The Obama administration has made clear that if any Republican amendments geared toward upending the deal make their way into the final bill, the president will rescind his support for it.
Most excellent!
“There will be a lot of pretty awful amendments, quite frankly,” Wendy Sherman, a top official at the State Department, said Monday. “The president has said that if the Corker-Cardin legislation stays where it is, he will not veto it. If it becomes something else, then he’ll have to consider his options.”

As many as 60 amendments have been filed, but it’s unclear how many, or which ones, will come to the floor for a vote.
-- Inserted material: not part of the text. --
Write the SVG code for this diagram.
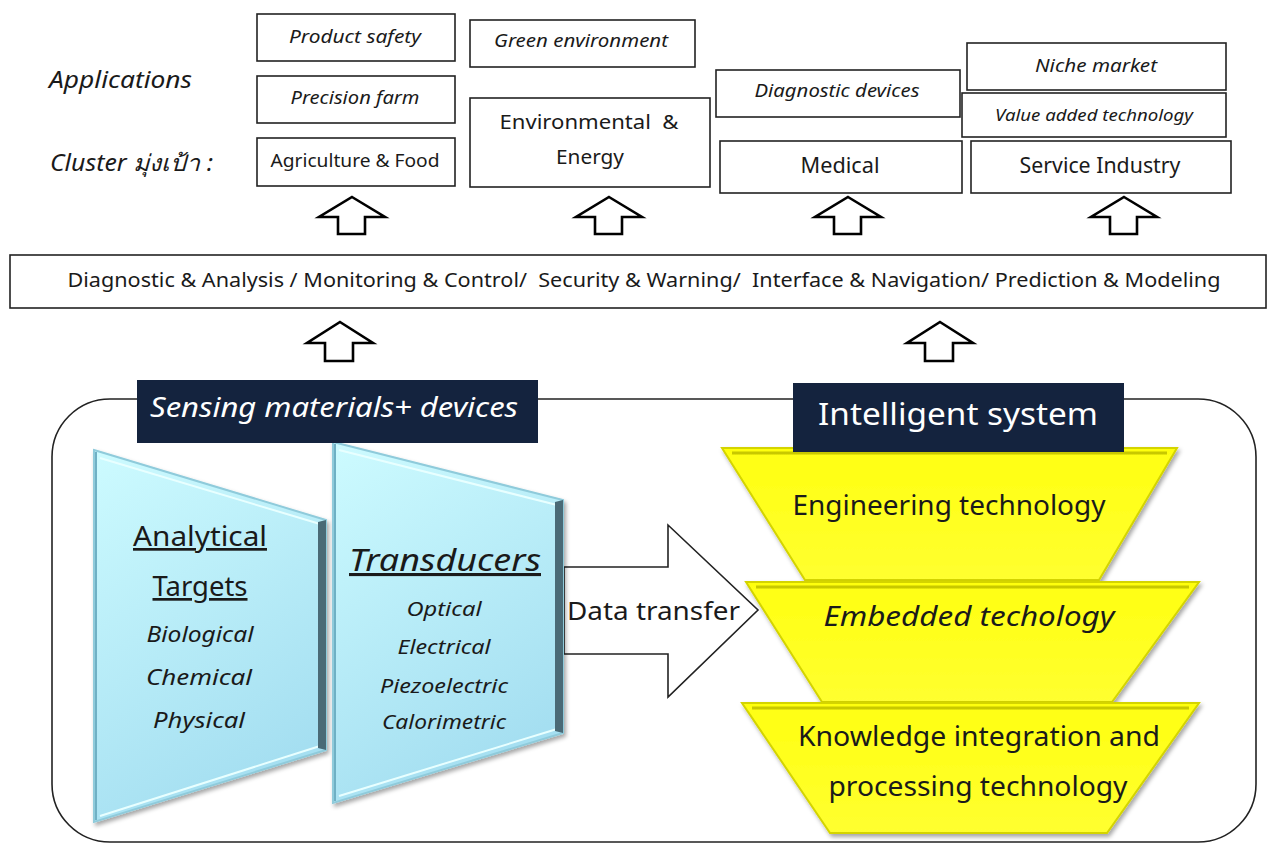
<svg xmlns="http://www.w3.org/2000/svg" width="1271" height="844" viewBox="0 0 1271 844">
<defs>
<style>
.t{font-family:"Noto Sans","DejaVu Sans","Liberation Sans",sans-serif;fill:#1a1a1a}
.i{font-style:italic}
.box{fill:#fff;stroke:#222;stroke-width:1.6}
.up{fill:#fff;stroke:#000;stroke-width:2.6;stroke-linejoin:miter}
.dark{fill:#14233e}
.c{text-anchor:middle}
</style>
<linearGradient id="cyan" x1="0" y1="0" x2="0.4" y2="1">
<stop offset="0" stop-color="#cdfbff"/>
<stop offset="1" stop-color="#a5dff1"/>
</linearGradient>
<linearGradient id="yel" x1="0" y1="0" x2="0" y2="1">
<stop offset="0" stop-color="#ffff10"/>
<stop offset="1" stop-color="#ffff30"/>
</linearGradient>
<filter id="sh" x="-10%" y="-10%" width="120%" height="120%">
<feDropShadow dx="2" dy="3" stdDeviation="2" flood-color="#000" flood-opacity="0.35"/>
</filter>
</defs>

<g id="labels">
<text class="t i" x="49" y="88" font-size="23" textLength="143" lengthAdjust="spacingAndGlyphs">Applications</text>
<text class="t i" x="50" y="171" font-size="23" textLength="163" lengthAdjust="spacingAndGlyphs">Cluster มุ่งเป้า :</text>
</g>

<g id="node-product-safety"><rect class="box" x="257" y="14" width="198" height="47"/><text class="t i c" x="355" y="43" font-size="18" textLength="132" lengthAdjust="spacingAndGlyphs">Product safety</text></g>
<g id="node-precision-farm"><rect class="box" x="257" y="76" width="198" height="47"/><text class="t i c" x="355" y="104" font-size="18" textLength="129" lengthAdjust="spacingAndGlyphs">Precision farm</text></g>
<g id="node-agri"><rect class="box" x="257" y="138" width="198" height="48"/><text class="t c" x="355" y="167" font-size="18" textLength="169" lengthAdjust="spacingAndGlyphs">Agriculture &amp; Food</text></g>

<g id="node-green"><rect class="box" x="470" y="20" width="225" height="47"/><text class="t i c" x="581" y="47" font-size="18" textLength="174" lengthAdjust="spacingAndGlyphs">Green environment</text></g>
<g id="node-env"><rect class="box" x="470" y="98" width="240" height="89"/><text class="t c" x="589" y="129" font-size="20" textLength="179" lengthAdjust="spacingAndGlyphs" xml:space="preserve">Environmental  &amp;</text><text class="t c" x="590" y="164" font-size="20" textLength="68" lengthAdjust="spacingAndGlyphs">Energy</text></g>

<g id="node-diag"><rect class="box" x="716" y="70" width="244" height="47"/><text class="t i c" x="837" y="97" font-size="18" textLength="165" lengthAdjust="spacingAndGlyphs">Diagnostic devices</text></g>
<g id="node-medical"><rect class="box" x="720" y="141" width="242" height="52"/><text class="t c" x="840" y="173" font-size="21" textLength="79" lengthAdjust="spacingAndGlyphs">Medical</text></g>

<g id="node-niche"><rect class="box" x="967" y="43" width="259" height="47"/><text class="t i c" x="1096" y="72" font-size="18" textLength="122" lengthAdjust="spacingAndGlyphs">Niche market</text></g>
<g id="node-value"><rect class="box" x="962" y="93" width="264" height="44"/><text class="t i c" x="1094" y="121" font-size="17" textLength="198" lengthAdjust="spacingAndGlyphs">Value added technology</text></g>
<g id="node-service"><rect class="box" x="971" y="141" width="260" height="52"/><text class="t c" x="1100" y="173" font-size="21" textLength="161" lengthAdjust="spacingAndGlyphs">Service Industry</text></g>

<g id="node-band"><rect class="box" x="10" y="255" width="1256" height="53"/><text class="t c" x="644" y="287" font-size="20" textLength="1153" lengthAdjust="spacingAndGlyphs" xml:space="preserve">Diagnostic &amp; Analysis / Monitoring &amp; Control/  Security &amp; Warning/  Interface &amp; Navigation/ Prediction &amp; Modeling</text></g>

<g id="connectors">
<path class="up" d="M352 197 L385 217 L365 217 L365 234 L338 234 L338 217 L319 217 Z"/>
<path class="up" d="M609 197 L642 217 L622 217 L622 234 L595 234 L595 217 L576 217 Z"/>
<path class="up" d="M848 197 L881 217 L861 217 L861 234 L834 234 L834 217 L815 217 Z"/>
<path class="up" d="M1124 197 L1157 217 L1137 217 L1137 234 L1110 234 L1110 217 L1091 217 Z"/>
<path class="up" d="M340 322 L373 343 L353 343 L353 361 L325 361 L325 343 L307 343 Z"/>
<path class="up" d="M940 322 L973 343 L953 343 L953 361 L925 361 L925 343 L907 343 Z"/>
<path id="data-transfer-arrow" d="M564 567 L668 567 L668 525 L758 610 L668 697 L668 654 L564 654 Z" fill="#fff" stroke="#222" stroke-width="1.6"/>
<text class="t" x="567" y="620" font-size="25" textLength="173" lengthAdjust="spacingAndGlyphs">Data transfer</text>
</g>

<g id="container"><rect x="52" y="399" width="1204" height="443" rx="58" ry="58" fill="none" stroke="#222" stroke-width="1.6"/></g>

<g id="node-analytical">
<polygon points="94,450 326,520 326,750 94,822" fill="url(#cyan)" stroke="#8fcbdb" stroke-width="2" filter="url(#sh)"/>
<polyline points="100,458 320,524" fill="none" stroke="#e8ffff" stroke-width="2"/>
<polyline points="100,816 320,746" fill="none" stroke="#e8ffff" stroke-width="2"/>
<polygon points="318,522 326,520 326,750 318,748" fill="#4a6a76"/>
<polyline points="96,452 96,820" fill="none" stroke="#6fb0c4" stroke-width="2"/>
<text class="t c" x="200" y="546" font-size="27" textLength="134" lengthAdjust="spacingAndGlyphs" text-decoration="underline">Analytical</text>
<text class="t c" x="200" y="596" font-size="27" textLength="95" lengthAdjust="spacingAndGlyphs" text-decoration="underline">Targets</text>
<text class="t i c" x="200" y="642" font-size="22" textLength="107" lengthAdjust="spacingAndGlyphs">Biological</text>
<text class="t i c" x="199" y="685" font-size="22" textLength="106" lengthAdjust="spacingAndGlyphs">Chemical</text>
<text class="t i c" x="199" y="728" font-size="22" textLength="92" lengthAdjust="spacingAndGlyphs">Physical</text>
</g>

<g id="node-transducers">
<polygon points="333,442 563,500 563,733 333,803" fill="url(#cyan)" stroke="#8fcbdb" stroke-width="2" filter="url(#sh)"/>
<polyline points="339,450 557,505" fill="none" stroke="#e8ffff" stroke-width="2"/>
<polyline points="339,796 557,729" fill="none" stroke="#e8ffff" stroke-width="2"/>
<polygon points="555,502 563,500 563,733 555,731" fill="#4a6a76"/>
<polyline points="335,444 335,801" fill="none" stroke="#6fb0c4" stroke-width="2"/>
<text class="t i c" x="445" y="571" font-size="31" textLength="192" lengthAdjust="spacingAndGlyphs" text-decoration="underline">Transducers</text>
<text class="t i c" x="444" y="616" font-size="20" textLength="75" lengthAdjust="spacingAndGlyphs">Optical</text>
<text class="t i c" x="444" y="654" font-size="20" textLength="93" lengthAdjust="spacingAndGlyphs">Electrical</text>
<text class="t i c" x="444" y="693" font-size="20" textLength="128" lengthAdjust="spacingAndGlyphs">Piezoelectric</text>
<text class="t i c" x="444" y="729" font-size="20" textLength="124" lengthAdjust="spacingAndGlyphs">Calorimetric</text>
</g>

<g id="node-engineering">
<polygon points="722,448 1177,448 1099,580 805,580" fill="url(#yel)" stroke="#d4d400" stroke-width="2" filter="url(#sh)"/>
<polyline points="732,453 1167,453" fill="none" stroke="#c8c800" stroke-width="3"/>
<text class="t c" x="949" y="515" font-size="27" textLength="313" lengthAdjust="spacingAndGlyphs">Engineering technology</text>
</g>
<g id="node-embedded">
<polygon points="746,582 1199,582 1112,702 822,702" fill="url(#yel)" stroke="#d4d400" stroke-width="2" filter="url(#sh)"/>
<polyline points="756,587 1189,587" fill="none" stroke="#c8c800" stroke-width="3"/>
<text class="t i c" x="969" y="626" font-size="27" textLength="291" lengthAdjust="spacingAndGlyphs">Embedded techology</text>
</g>
<g id="node-knowledge">
<polygon points="742,703 1199,703 1107,833 830,833" fill="url(#yel)" stroke="#d4d400" stroke-width="2" filter="url(#sh)"/>
<polyline points="752,708 1189,708" fill="none" stroke="#c8c800" stroke-width="3"/>
<text class="t c" x="979" y="746" font-size="27" textLength="362" lengthAdjust="spacingAndGlyphs">Knowledge integration and</text>
<text class="t c" x="978" y="796" font-size="27" textLength="299" lengthAdjust="spacingAndGlyphs">processing technology</text>
</g>

<g id="node-sensing-title"><rect class="dark" x="137" y="380" width="401" height="63"/><text class="t i" x="150" y="417" font-size="28" textLength="368" lengthAdjust="spacingAndGlyphs" style="fill:#fff">Sensing materials+ devices</text></g>
<g id="node-intelligent-title"><rect class="dark" x="793" y="383" width="331" height="69"/><text class="t c" x="958" y="425" font-size="31" textLength="280" lengthAdjust="spacingAndGlyphs" style="fill:#fff">Intelligent system</text></g>
</svg>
The Senate rejected one amendment on Tuesday, offered by the Wisconsin senator Ron Johnson, that would have required any nuclear deal with Tehran to be considered an international treaty.
That would have been awful.
The Senate majority leader, Mitch McConnell, said on Tuesday he expected lawmakers to work with the bill’s sponsors – Corker and Maryland Senator Ben Cardin, the ranking member of the foreign relations committee – to schedule votes.

Cardin pushed back against Rubio’s Israel amendment on Wednesday, telling the Florida senator on the floor that the bill already states – at Rubio’s request – that the president “should determine the agreement in no way compromises the commitment of the United States to Israel’s security nor its support for Israel’s right to exist”.
Which he's already done...
But Rubio is seeking public recognition from Iran’s leaders that Israel has a right to exist as a Jewish state, a notion that Obama said this month is “akin to saying that we won’t sign a deal unless the nature of the Iranian regime completely transforms”.
Which is a great idea stated in those terms...
Rubio’s amendment would put lawmakers in a tricky position, given their strong ties to Israel. Democrats in particular would be pressured to buck the White House and vote for the amendment, despite the concerns raised by the administration.
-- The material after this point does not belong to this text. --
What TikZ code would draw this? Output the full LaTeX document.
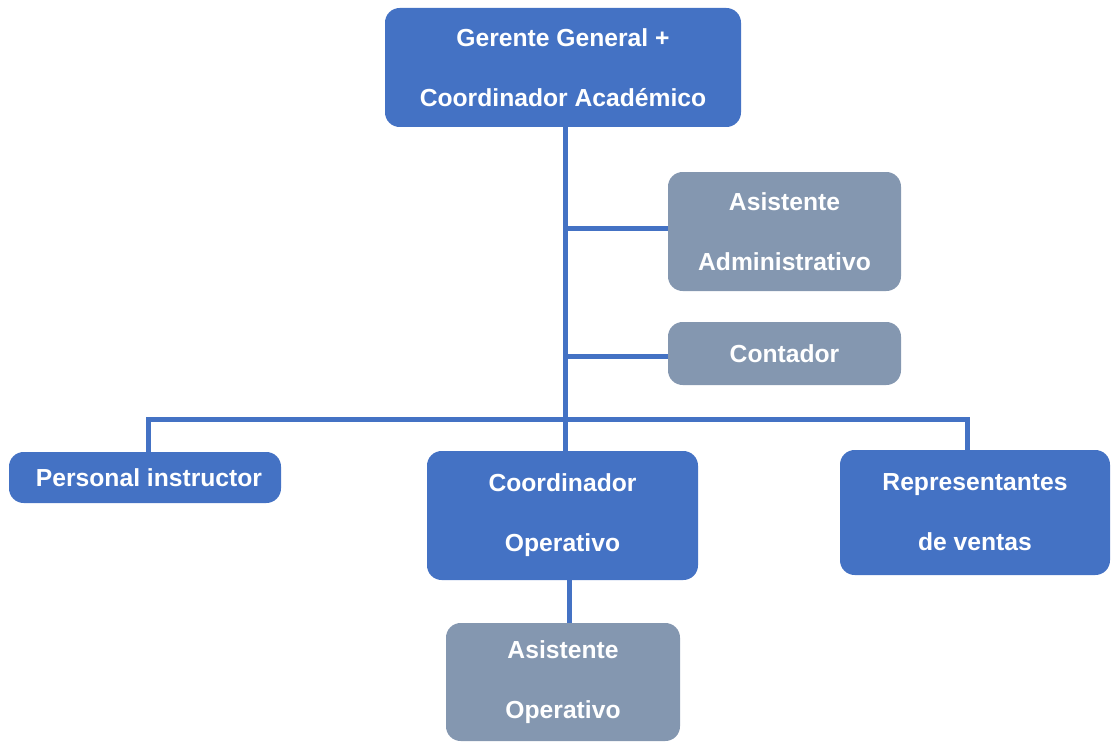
\documentclass[tikz,border=0pt]{standalone}
\usepackage{fontspec}
\setmainfont{Liberation Sans}
\definecolor{orgblue}{HTML}{4472C4}
\definecolor{orggray}{HTML}{8497B0}
\begin{document}
\begin{tikzpicture}[x=0.75pt,y=-0.75pt,
  box/.style={rounded corners=11pt,inner sep=0pt,align=center,text=white,
    font=\fontsize{18.5}{45}\selectfont\bfseries},
  bluebox/.style={box,fill=orgblue},
  graybox/.style={box,fill=orggray},
  link/.style={draw=orgblue,line width=3.75pt}]
\useasboundingbox (0,0) rectangle (1111,742);
\node[bluebox,minimum width=267pt,minimum height=89.25pt] (top) at (563,67.5) {Gerente General +\\Coordinador Académico};
\node[graybox,minimum width=174.75pt,minimum height=89.25pt] (aa) at (784.5,231.5) {Asistente\\Administrativo};
\node[graybox,minimum width=174.75pt,minimum height=47.25pt] (cont) at (784.5,353.5) {Contador};
\node[bluebox,minimum width=204pt,minimum height=38.25pt] (pi) at (145,477.5) {\hspace{6pt}Personal instructor};
\node[bluebox,minimum width=203.25pt,minimum height=96.75pt] (co) at (562.5,515.5) {Coordinador\\Operativo};
\node[bluebox,minimum width=202.5pt,minimum height=93.75pt] (rv) at (975,512.5) {Representantes\\de ventas};
\node[graybox,minimum width=175.5pt,minimum height=88.5pt] (ao) at (563,682) {Asistente\\Operativo};
\coordinate (left) at (148,419);
\coordinate (right) at (967,419);
\coordinate (mid) at (565,420);
\coordinate (aaj) at (565,228);
\coordinate (coj) at (565,356);
\draw[link] (mid |- top.south) -- (mid |- co.north);
\draw[link] (aaj) -- (aaj -| aa.west);
\draw[link] (coj) -- (coj -| cont.west);
\draw[link] (left |- pi.north) -- (left) -- (right) -- (right |- rv.north);
\draw[link] ([xshift=5pt]co.south) -- ([xshift=5pt]co.south |- ao.north);
\end{tikzpicture}
\end{document}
“I hope that we will be able to move on these amendments. I don’t think they undermine this one bit,” Rubio said on the floor. “It’s about time that this body takes this up.”
Posted by:Steve White

#2  Prediction: Dems will Draft Monica in 2016 and the slogan will be...

Posted by: Hupavitle Cleasing9829   2015-04-30 14:54  

#1  That's how non-totalitarian systems work: the opposition uses any excuse to criticize these in power---motivating the later not to screw up too egregiously.